The 2020 pandemic spike stands categorically apart. Seventy-nine notices in a single year—more than five times the pre-pandemic average—reflects the synchronized economic shock of COVID-19 lockdowns. Hospitality, retail, and personal services faced simultaneous disruption as social distancing requirements forced closures and dramatic capacity reductions. This year's experience, while temporary, demonstrated the county's vulnerability to sector-wide shocks.

The 2021-2024 period shows decline from the 2020 peak but elevated activity relative to pre-pandemic baselines. The 20 notices in 2022 and 22 in 2024 suggest that the pandemic's disruptions created lasting restructuring effects rather than temporary disruption. Companies used pandemic periods to accelerate automation, consolidate operations, and permanently reduce certain job categories.

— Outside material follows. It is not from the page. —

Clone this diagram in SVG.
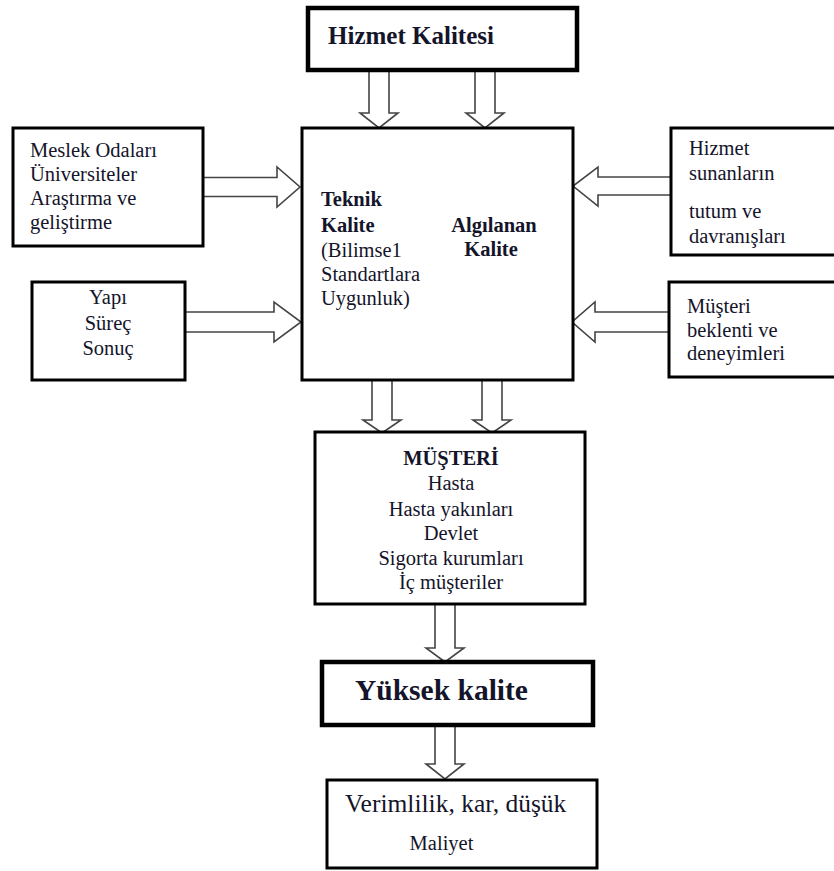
<svg xmlns="http://www.w3.org/2000/svg" width="834" height="871" viewBox="0 0 834 871" font-family="'Liberation Serif', 'Times New Roman', serif">
<style>
.box{fill:#fff;stroke:#000;stroke-width:3}
.thick{fill:#fff;stroke:#000;stroke-width:4.5}
.arr{fill:#fff;stroke:#444;stroke-width:1.6;stroke-linejoin:miter}
text{fill:#14142a}
.t{font-size:20.5px}
.b{font-size:20.5px;font-weight:bold}
.c{text-anchor:middle}
</style>
<rect width="834" height="871" fill="#fff"/>
<g id="connectors">
<polygon class="arr" points="369,71 389,71 389,113 398,113 379,128 360,113 369,113"/>
<polygon class="arr" points="475,71 495,71 495,113 504,113 485,128 466,113 475,113"/>
<polygon class="arr" points="203,177.5 277,177.5 277,167 300,187 277,207 277,196.5 203,196.5"/>
<polygon class="arr" points="185,312 274,312 274,302 301,322 274,342 274,332 185,332"/>
<polygon class="arr" points="671,177 598,177 598,167 573,186 598,206 598,195 671,195"/>
<polygon class="arr" points="669,312 595,312 595,302 572,322 595,342 595,332 669,332"/>
<polygon class="arr" points="372,380 392,380 392,420 401,420 382,433 363,420 372,420"/>
<polygon class="arr" points="482,380 502,380 502,420 511,420 492,433 473,420 482,420"/>
<polygon class="arr" points="435,604 455,604 455,648 464,648 445,662 426,648 435,648"/>
<polygon class="arr" points="435,725 455,725 455,764 464,764 445,779 426,764 435,764"/>
</g>
<g id="hizmet-kalitesi">
<rect class="thick" x="308" y="8" width="269" height="62"/>
<text x="328" y="44" font-size="25" font-weight="bold">Hizmet Kalitesi</text>
</g>
<g id="meslek">
<rect class="box" x="13" y="128" width="190" height="118"/>
<text class="t" x="30" y="157">Meslek Odaları</text>
<text class="t" x="30" y="181">Üniversiteler</text>
<text class="t" x="30" y="205">Araştırma ve</text>
<text class="t" x="30" y="229">geliştirme</text>
</g>
<g id="yapi">
<rect class="box" x="32" y="282" width="153" height="98"/>
<text class="t c" x="108" y="304">Yapı</text>
<text class="t c" x="108" y="330">Süreç</text>
<text class="t c" x="108" y="355">Sonuç</text>
</g>
<g id="hizmet-sunanlar">
<rect class="box" x="671" y="128" width="170" height="127"/>
<text class="t" x="689" y="155">Hizmet</text>
<text class="t" x="689" y="180">sunanların</text>
<text class="t" x="689" y="218">tutum ve</text>
<text class="t" x="689" y="243">davranışları</text>
</g>
<g id="musteri-beklenti">
<rect class="box" x="669" y="282" width="172" height="95"/>
<text class="t" x="687" y="313">Müşteri</text>
<text class="t" x="687" y="337">beklenti ve</text>
<text class="t" x="687" y="360">deneyimleri</text>
</g>
<g id="kalite">
<rect class="box" x="302" y="128" width="271" height="252"/>
<text class="b" x="321" y="206">Teknik</text>
<text class="b" x="321" y="232">Kalite</text>
<text class="t" x="321" y="257">(Bilimse1</text>
<text class="t" x="321" y="281">Standartlara</text>
<text class="t" x="321" y="305">Uygunluk)</text>
<text class="b c" x="494" y="232">Algılanan</text>
<text class="b c" x="491" y="256">Kalite</text>
</g>
<g id="musteri">
<rect class="box" x="315" y="432" width="270" height="172"/>
<text class="b c" x="451" y="465">MÜŞTERİ</text>
<text class="t c" x="451" y="490">Hasta</text>
<text class="t c" x="451" y="516">Hasta yakınları</text>
<text class="t c" x="451" y="540">Devlet</text>
<text class="t c" x="451" y="565">Sigorta kurumları</text>
<text class="t c" x="451" y="589">İç müşteriler</text>
</g>
<g id="yuksek-kalite">
<rect class="thick" x="322" y="662" width="271" height="63"/>
<text x="355" y="700" font-size="29.5" font-weight="bold">Yüksek kalite</text>
</g>
<g id="verimlilik">
<rect class="box" x="327" y="780" width="270" height="88"/>
<text x="345" y="812" font-size="25.5">Verimlilik, kar, düşük</text>
<text class="c" x="441.5" y="850" font-size="20.5">Maliyet</text>
</g>
</svg>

Local Economic Impact: What Layoff Patterns Signal for Franklin County's Future

The accumulated evidence of 461 WARN notices over three decades reveals a Franklin County economy undergoing difficult structural transformation. The dominance of retail, transportation, and traditional logistics—sectors experiencing long-term secular decline—indicates that Franklin County has not successfully diversified its employment base toward growing sectors.

Columbus has invested substantially in technology sector development, life sciences research, and business services growth. Yet the continued high frequency of retail and logistics layoffs suggests these transformation efforts have not sufficiently offset traditional sector decline. The county's WARN notice profile looks more like a Midwestern city dependent on manufacturing and distribution than a modernizing metropolitan area developing advanced services and technology capacity.

The geographic concentration of layoffs in Columbus creates disproportionate impact on the city's lower-income neighborhoods, which cluster in core urban areas where retail, hospitality, and warehouse employment has historically provided entry-level opportunities. Repeated layoff waves in these sectors eliminate the economic mobility pathways that previous generations utilized.

The 2020 pandemic's dramatic disruption warrants particular attention regarding long-term implications. While some hospitality and retail employment recovered post-2021, the notices filed in 2022-2024 suggest companies implemented permanent reductions and automation accelerations that pre-pandemic trends had not yet achieved. Restaurants, hotels, and retailers adopted contactless ordering, self-checkout, and reduced dining capacity—changes that may have permanently eliminated certain job categories.

For economic development purposes, Franklin County's layoff patterns signal several imperatives. First, continued over-reliance on retail and logistics creates systemic vulnerability. These sectors will continue structural contraction as e-commerce and automation progress. Second, healthcare and professional services, while experiencing their own disruptions, represent relatively more stable employment anchors than retail or transportation. Third, technology and advanced manufacturing sectors—which generated fewer WARN notices relative to their growth potential—require expanded investment and workforce development support.

The county's ability to navigate future disruptions depends substantially on successfully transitioning workers from declining sectors into growth sectors. However, this transition requires not merely job availability in growing sectors but explicit workforce development programs addressing skill gaps between displaced retail and logistics workers and the requirements of technology, healthcare, and advanced services employment.

Franklin County's WARN notice history is ultimately the story of an economy that has not kept pace with structural change. The solution lies not in preventing the layoffs themselves—which reflect legitimate market forces—but in accelerating the development of replacement employment in growth sectors and ensuring that displaced workers possess pathways to economic reintegration.